--- TASK MATERIAL ---

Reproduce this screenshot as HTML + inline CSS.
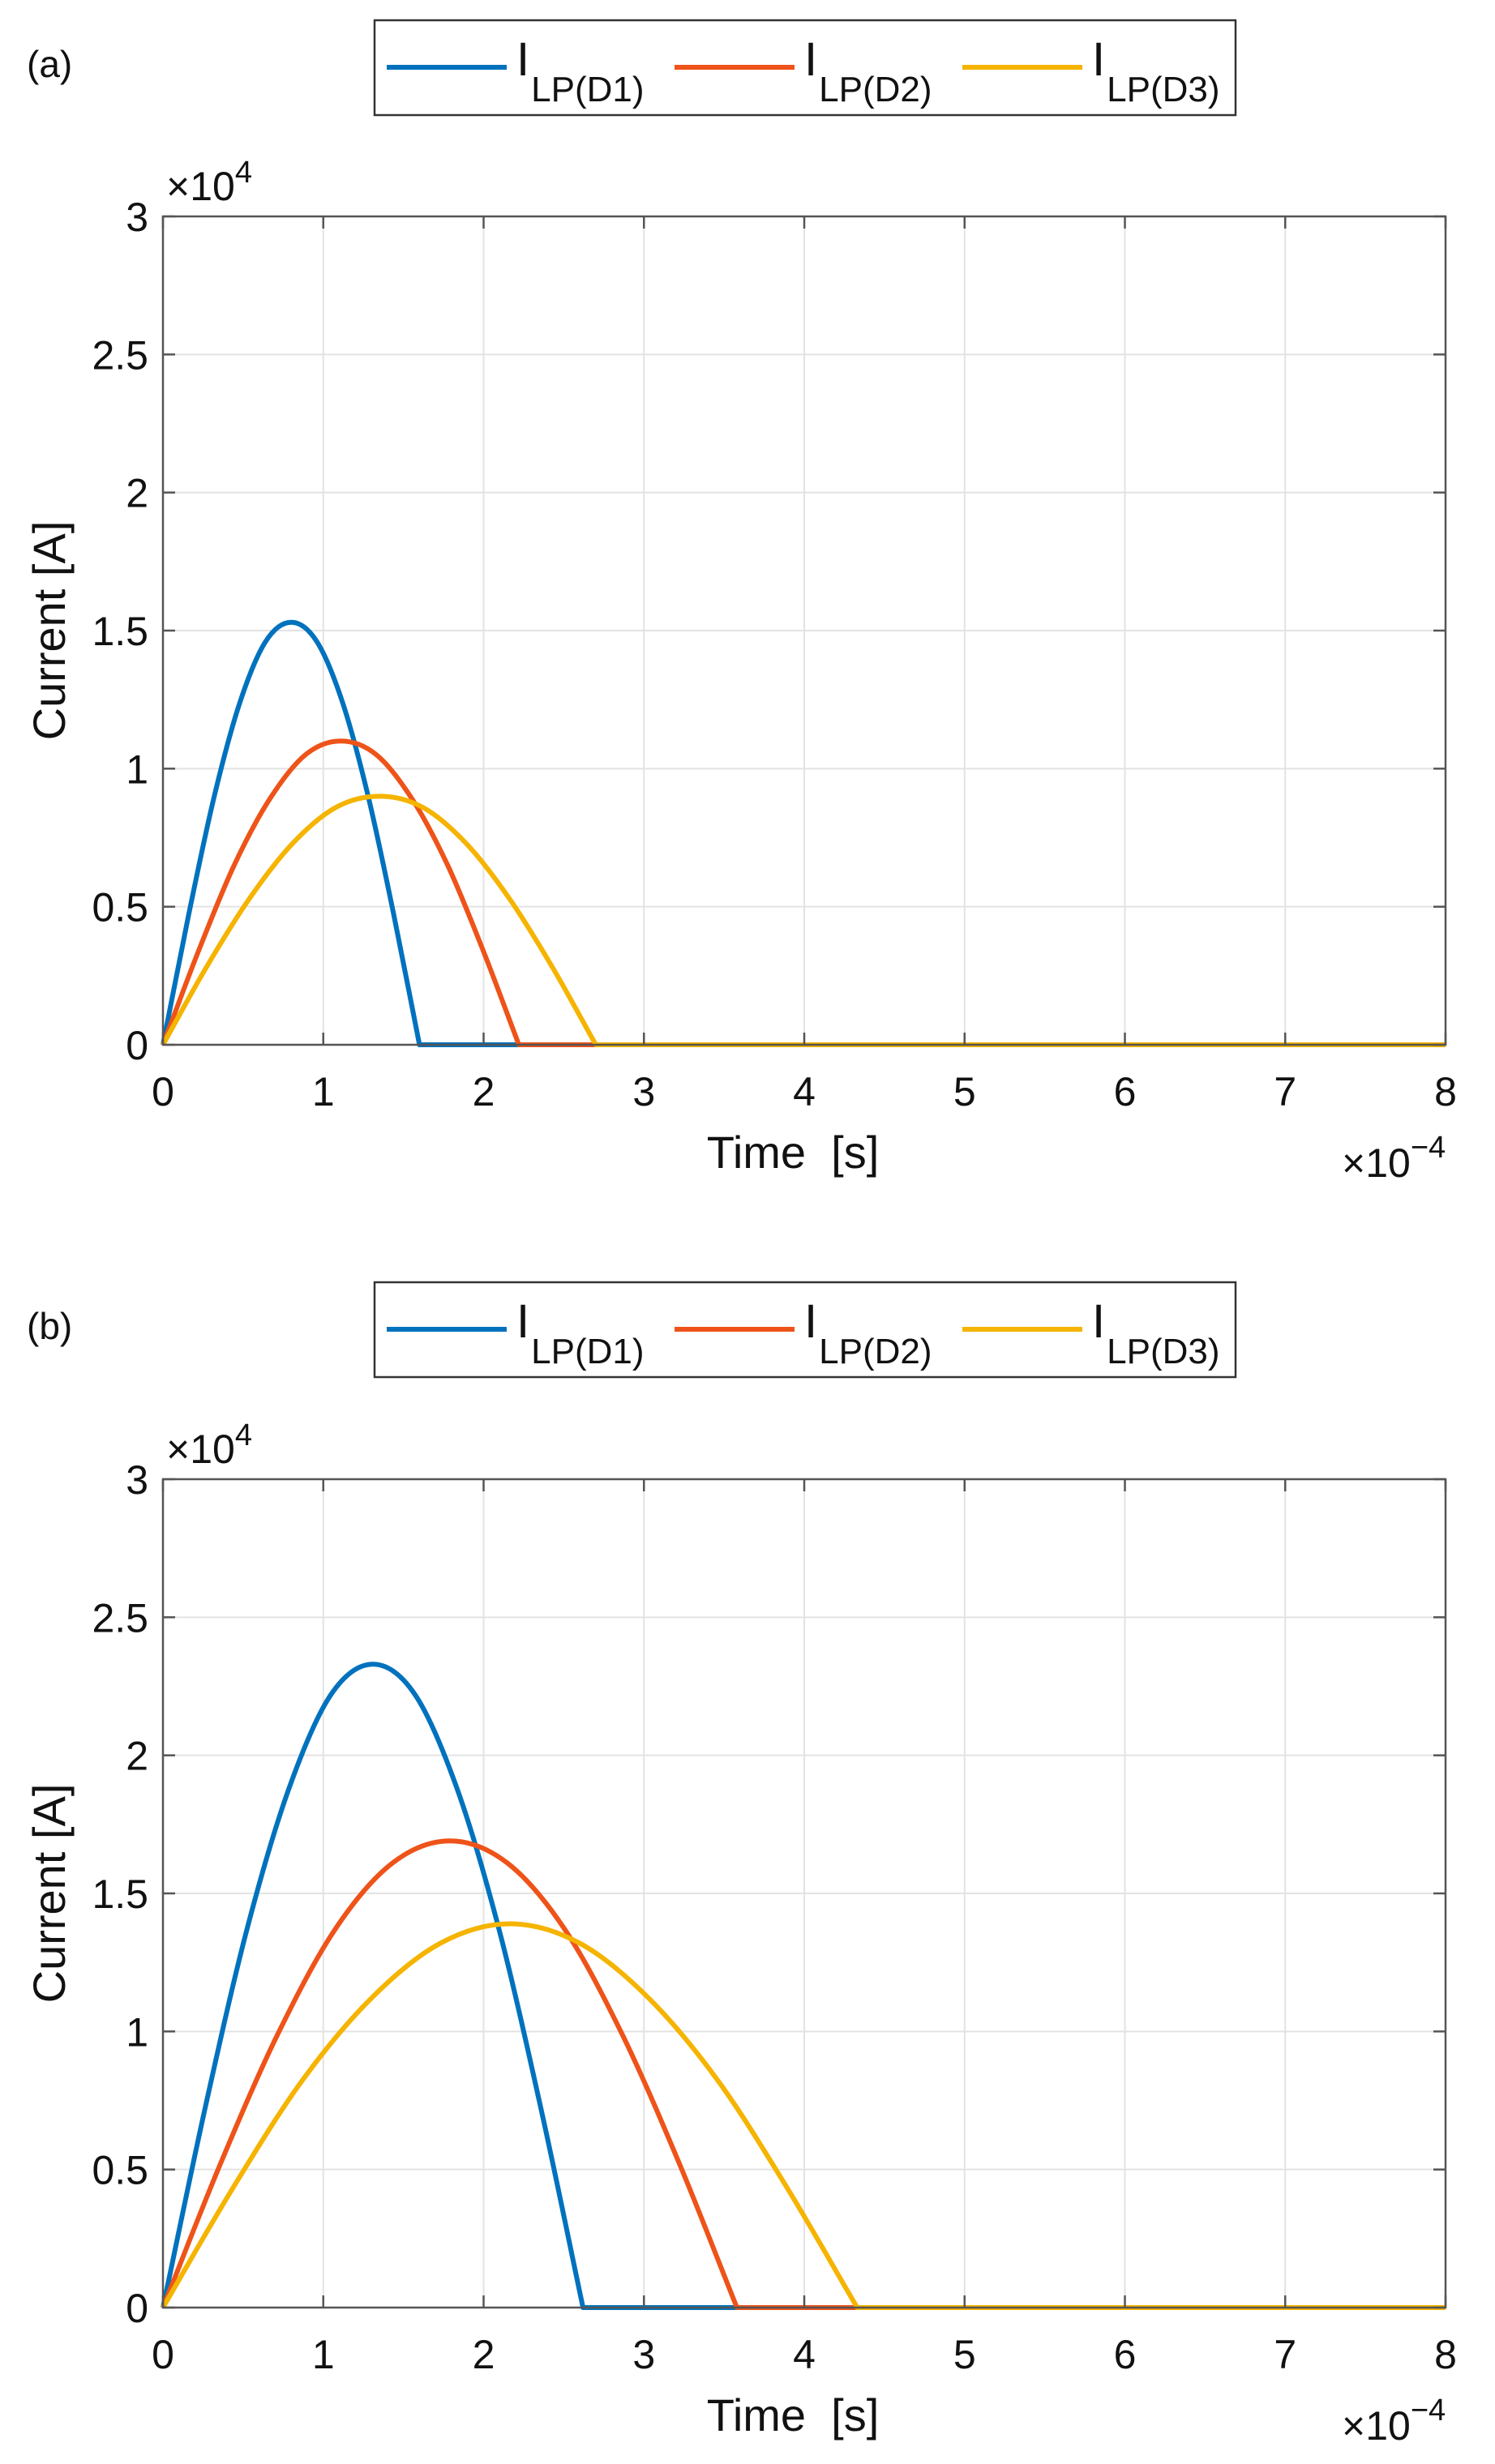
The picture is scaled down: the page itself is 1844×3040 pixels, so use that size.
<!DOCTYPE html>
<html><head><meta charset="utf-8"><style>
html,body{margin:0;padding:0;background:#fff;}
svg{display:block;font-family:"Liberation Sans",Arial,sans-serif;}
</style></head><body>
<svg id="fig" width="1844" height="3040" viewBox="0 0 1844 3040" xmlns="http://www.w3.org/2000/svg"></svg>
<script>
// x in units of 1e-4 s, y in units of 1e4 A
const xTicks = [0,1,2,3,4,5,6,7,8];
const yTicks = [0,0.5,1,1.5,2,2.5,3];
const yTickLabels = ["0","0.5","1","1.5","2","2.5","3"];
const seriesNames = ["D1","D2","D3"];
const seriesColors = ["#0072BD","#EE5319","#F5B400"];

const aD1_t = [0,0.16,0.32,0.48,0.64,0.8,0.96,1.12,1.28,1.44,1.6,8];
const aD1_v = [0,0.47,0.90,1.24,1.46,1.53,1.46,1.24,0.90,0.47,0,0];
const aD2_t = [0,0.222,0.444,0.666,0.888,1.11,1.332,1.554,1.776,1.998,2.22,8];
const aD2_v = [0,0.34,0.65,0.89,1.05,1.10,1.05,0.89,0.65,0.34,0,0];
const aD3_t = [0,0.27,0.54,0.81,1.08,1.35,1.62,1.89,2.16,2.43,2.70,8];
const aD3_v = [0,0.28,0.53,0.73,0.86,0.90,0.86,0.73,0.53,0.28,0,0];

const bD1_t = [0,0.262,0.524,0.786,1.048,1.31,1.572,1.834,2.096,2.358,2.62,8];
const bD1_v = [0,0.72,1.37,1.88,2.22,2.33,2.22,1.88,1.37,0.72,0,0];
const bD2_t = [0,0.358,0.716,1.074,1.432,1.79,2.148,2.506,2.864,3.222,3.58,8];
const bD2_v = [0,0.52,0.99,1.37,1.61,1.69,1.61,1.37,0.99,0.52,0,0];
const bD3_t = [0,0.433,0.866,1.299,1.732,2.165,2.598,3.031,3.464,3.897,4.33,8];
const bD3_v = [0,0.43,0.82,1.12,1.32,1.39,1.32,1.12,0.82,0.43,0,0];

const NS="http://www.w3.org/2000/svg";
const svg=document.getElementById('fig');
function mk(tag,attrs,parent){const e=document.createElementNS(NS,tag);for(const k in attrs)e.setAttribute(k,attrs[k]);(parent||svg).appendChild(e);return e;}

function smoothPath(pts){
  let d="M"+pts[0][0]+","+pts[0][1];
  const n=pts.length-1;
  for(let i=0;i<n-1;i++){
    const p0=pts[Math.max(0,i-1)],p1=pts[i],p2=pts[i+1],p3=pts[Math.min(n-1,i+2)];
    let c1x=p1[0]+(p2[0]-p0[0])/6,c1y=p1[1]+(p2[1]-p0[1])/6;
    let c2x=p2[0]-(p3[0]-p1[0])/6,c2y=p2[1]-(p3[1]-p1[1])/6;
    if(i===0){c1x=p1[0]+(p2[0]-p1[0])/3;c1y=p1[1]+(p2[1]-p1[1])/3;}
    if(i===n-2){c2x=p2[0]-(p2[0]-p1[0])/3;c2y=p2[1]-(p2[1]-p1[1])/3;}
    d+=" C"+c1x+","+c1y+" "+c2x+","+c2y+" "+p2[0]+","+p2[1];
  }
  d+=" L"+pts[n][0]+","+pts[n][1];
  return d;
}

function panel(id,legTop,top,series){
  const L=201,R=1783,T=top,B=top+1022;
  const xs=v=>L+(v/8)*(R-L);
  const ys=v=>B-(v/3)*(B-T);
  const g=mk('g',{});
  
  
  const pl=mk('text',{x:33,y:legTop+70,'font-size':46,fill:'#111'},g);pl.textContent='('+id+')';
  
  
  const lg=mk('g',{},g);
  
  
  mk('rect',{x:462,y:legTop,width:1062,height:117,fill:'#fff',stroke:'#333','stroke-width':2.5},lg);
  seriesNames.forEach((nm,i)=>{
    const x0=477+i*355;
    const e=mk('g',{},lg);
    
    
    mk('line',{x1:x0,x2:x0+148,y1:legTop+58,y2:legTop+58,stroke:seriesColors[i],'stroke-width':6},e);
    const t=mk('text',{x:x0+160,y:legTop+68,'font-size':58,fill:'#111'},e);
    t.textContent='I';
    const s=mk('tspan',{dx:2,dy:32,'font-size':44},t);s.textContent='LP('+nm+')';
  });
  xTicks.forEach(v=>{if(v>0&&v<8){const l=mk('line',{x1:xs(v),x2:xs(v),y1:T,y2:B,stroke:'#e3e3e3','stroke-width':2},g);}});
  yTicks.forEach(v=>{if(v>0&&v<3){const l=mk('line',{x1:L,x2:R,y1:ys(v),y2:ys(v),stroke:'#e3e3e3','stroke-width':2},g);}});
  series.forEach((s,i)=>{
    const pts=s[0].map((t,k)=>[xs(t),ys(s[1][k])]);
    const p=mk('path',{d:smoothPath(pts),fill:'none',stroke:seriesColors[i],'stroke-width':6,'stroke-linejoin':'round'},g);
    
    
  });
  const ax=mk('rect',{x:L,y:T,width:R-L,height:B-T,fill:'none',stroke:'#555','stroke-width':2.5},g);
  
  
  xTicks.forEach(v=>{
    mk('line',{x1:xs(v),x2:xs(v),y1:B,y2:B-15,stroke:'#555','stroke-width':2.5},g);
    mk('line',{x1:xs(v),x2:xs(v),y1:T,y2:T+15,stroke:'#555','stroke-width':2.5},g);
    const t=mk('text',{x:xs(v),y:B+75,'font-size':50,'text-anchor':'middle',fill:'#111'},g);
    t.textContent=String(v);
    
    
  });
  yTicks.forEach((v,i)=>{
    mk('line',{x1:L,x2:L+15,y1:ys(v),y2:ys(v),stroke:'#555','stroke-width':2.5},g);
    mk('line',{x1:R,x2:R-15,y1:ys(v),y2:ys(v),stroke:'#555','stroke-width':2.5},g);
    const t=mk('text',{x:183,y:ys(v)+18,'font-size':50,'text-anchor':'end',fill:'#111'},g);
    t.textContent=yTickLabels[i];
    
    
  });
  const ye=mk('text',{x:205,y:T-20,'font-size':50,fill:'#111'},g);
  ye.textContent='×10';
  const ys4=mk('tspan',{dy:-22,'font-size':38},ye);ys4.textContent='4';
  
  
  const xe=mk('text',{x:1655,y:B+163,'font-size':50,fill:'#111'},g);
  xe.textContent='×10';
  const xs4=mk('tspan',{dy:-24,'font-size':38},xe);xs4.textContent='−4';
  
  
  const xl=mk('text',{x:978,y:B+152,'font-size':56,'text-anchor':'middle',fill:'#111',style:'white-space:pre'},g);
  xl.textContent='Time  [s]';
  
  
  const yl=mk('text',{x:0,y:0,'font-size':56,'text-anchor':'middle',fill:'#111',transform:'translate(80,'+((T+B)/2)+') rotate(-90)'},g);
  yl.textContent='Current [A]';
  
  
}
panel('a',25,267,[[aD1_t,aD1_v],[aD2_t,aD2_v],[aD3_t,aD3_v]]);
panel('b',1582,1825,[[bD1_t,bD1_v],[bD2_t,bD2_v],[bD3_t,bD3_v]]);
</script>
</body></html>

---
--- TASK MATERIAL ---

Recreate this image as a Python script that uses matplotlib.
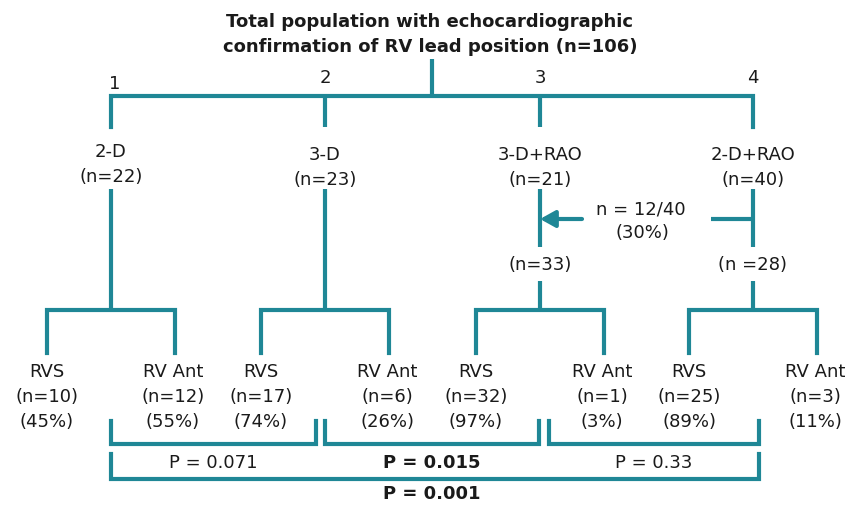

---

> THE REQUEST:
Copy whichever lines in the listing above contain the word "that".

> COMPLETE OUTPUT:
The picture is scaled down: the page itself is 1844×3040 pixels, so use that size.
Recreate this image as a Python script that uses matplotlib.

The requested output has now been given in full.